Repeat the whole of the data, keeping every detail the same.

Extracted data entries
--

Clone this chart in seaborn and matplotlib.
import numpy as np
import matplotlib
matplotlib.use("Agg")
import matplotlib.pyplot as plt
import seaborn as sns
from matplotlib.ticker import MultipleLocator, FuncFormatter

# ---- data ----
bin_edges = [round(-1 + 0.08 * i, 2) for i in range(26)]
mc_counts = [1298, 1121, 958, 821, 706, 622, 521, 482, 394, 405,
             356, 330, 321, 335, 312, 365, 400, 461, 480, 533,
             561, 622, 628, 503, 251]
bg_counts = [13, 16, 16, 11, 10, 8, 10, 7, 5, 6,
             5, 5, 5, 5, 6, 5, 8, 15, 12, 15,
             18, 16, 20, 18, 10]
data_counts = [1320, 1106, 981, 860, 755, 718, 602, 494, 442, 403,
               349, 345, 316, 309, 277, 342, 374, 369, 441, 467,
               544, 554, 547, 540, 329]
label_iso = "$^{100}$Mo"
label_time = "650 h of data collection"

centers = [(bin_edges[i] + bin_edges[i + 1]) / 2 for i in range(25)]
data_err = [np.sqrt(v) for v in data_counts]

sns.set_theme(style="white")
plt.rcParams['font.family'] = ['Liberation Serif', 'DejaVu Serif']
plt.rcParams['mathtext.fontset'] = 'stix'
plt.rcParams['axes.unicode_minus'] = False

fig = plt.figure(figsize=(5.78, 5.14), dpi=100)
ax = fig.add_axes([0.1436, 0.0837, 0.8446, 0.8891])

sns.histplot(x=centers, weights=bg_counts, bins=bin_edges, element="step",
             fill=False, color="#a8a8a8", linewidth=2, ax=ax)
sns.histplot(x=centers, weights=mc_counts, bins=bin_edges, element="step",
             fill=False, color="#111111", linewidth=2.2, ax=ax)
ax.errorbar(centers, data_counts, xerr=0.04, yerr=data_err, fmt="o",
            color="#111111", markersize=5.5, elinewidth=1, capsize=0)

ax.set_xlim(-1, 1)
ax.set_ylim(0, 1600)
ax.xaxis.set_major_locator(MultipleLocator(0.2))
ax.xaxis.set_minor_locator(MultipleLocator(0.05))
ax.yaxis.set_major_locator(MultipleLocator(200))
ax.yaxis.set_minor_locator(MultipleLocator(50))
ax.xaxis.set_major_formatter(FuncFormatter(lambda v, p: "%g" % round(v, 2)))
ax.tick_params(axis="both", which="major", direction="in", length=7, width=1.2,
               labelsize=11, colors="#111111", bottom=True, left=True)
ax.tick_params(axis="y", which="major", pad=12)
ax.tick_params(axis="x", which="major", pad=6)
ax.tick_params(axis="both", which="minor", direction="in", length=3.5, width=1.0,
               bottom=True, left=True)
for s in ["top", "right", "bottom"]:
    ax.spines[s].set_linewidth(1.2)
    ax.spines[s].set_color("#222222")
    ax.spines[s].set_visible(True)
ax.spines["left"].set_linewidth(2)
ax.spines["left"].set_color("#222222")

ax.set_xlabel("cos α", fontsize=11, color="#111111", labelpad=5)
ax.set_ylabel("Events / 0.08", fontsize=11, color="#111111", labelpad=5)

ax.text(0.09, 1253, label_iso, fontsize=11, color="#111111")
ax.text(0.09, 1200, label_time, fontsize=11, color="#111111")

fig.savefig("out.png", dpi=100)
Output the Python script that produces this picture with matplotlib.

--

* **Solution to this exercise**
Clone this chart in seaborn and matplotlib.
import numpy as np
import matplotlib
matplotlib.use("Agg")
import matplotlib.pyplot as plt
import seaborn as sns
from matplotlib.ticker import MultipleLocator, FuncFormatter

# ---- data ----
bin_edges = [round(-1 + 0.08 * i, 2) for i in range(26)]
mc_counts = [1298, 1121, 958, 821, 706, 622, 521, 482, 394, 405,
             356, 330, 321, 335, 312, 365, 400, 461, 480, 533,
             561, 622, 628, 503, 251]
bg_counts = [13, 16, 16, 11, 10, 8, 10, 7, 5, 6,
             5, 5, 5, 5, 6, 5, 8, 15, 12, 15,
             18, 16, 20, 18, 10]
data_counts = [1320, 1106, 981, 860, 755, 718, 602, 494, 442, 403,
               349, 345, 316, 309, 277, 342, 374, 369, 441, 467,
               544, 554, 547, 540, 329]
label_iso = "$^{100}$Mo"
label_time = "650 h of data collection"

centers = [(bin_edges[i] + bin_edges[i + 1]) / 2 for i in range(25)]
data_err = [np.sqrt(v) for v in data_counts]

sns.set_theme(style="white")
plt.rcParams['font.family'] = ['Liberation Serif', 'DejaVu Serif']
plt.rcParams['mathtext.fontset'] = 'stix'
plt.rcParams['axes.unicode_minus'] = False

fig = plt.figure(figsize=(5.78, 5.14), dpi=100)
ax = fig.add_axes([0.1436, 0.0837, 0.8446, 0.8891])

sns.histplot(x=centers, weights=bg_counts, bins=bin_edges, element="step",
             fill=False, color="#a8a8a8", linewidth=2, ax=ax)
sns.histplot(x=centers, weights=mc_counts, bins=bin_edges, element="step",
             fill=False, color="#111111", linewidth=2.2, ax=ax)
ax.errorbar(centers, data_counts, xerr=0.04, yerr=data_err, fmt="o",
            color="#111111", markersize=5.5, elinewidth=1, capsize=0)

ax.set_xlim(-1, 1)
ax.set_ylim(0, 1600)
ax.xaxis.set_major_locator(MultipleLocator(0.2))
ax.xaxis.set_minor_locator(MultipleLocator(0.05))
ax.yaxis.set_major_locator(MultipleLocator(200))
ax.yaxis.set_minor_locator(MultipleLocator(50))
ax.xaxis.set_major_formatter(FuncFormatter(lambda v, p: "%g" % round(v, 2)))
ax.tick_params(axis="both", which="major", direction="in", length=7, width=1.2,
               labelsize=11, colors="#111111", bottom=True, left=True)
ax.tick_params(axis="y", which="major", pad=12)
ax.tick_params(axis="x", which="major", pad=6)
ax.tick_params(axis="both", which="minor", direction="in", length=3.5, width=1.0,
               bottom=True, left=True)
for s in ["top", "right", "bottom"]:
    ax.spines[s].set_linewidth(1.2)
    ax.spines[s].set_color("#222222")
    ax.spines[s].set_visible(True)
ax.spines["left"].set_linewidth(2)
ax.spines["left"].set_color("#222222")

ax.set_xlabel("cos α", fontsize=11, color="#111111", labelpad=5)
ax.set_ylabel("Events / 0.08", fontsize=11, color="#111111", labelpad=5)

ax.text(0.09, 1253, label_iso, fontsize=11, color="#111111")
ax.text(0.09, 1200, label_time, fontsize=11, color="#111111")

fig.savefig("out.png", dpi=100)
Output the Python script that produces this picture with matplotlib.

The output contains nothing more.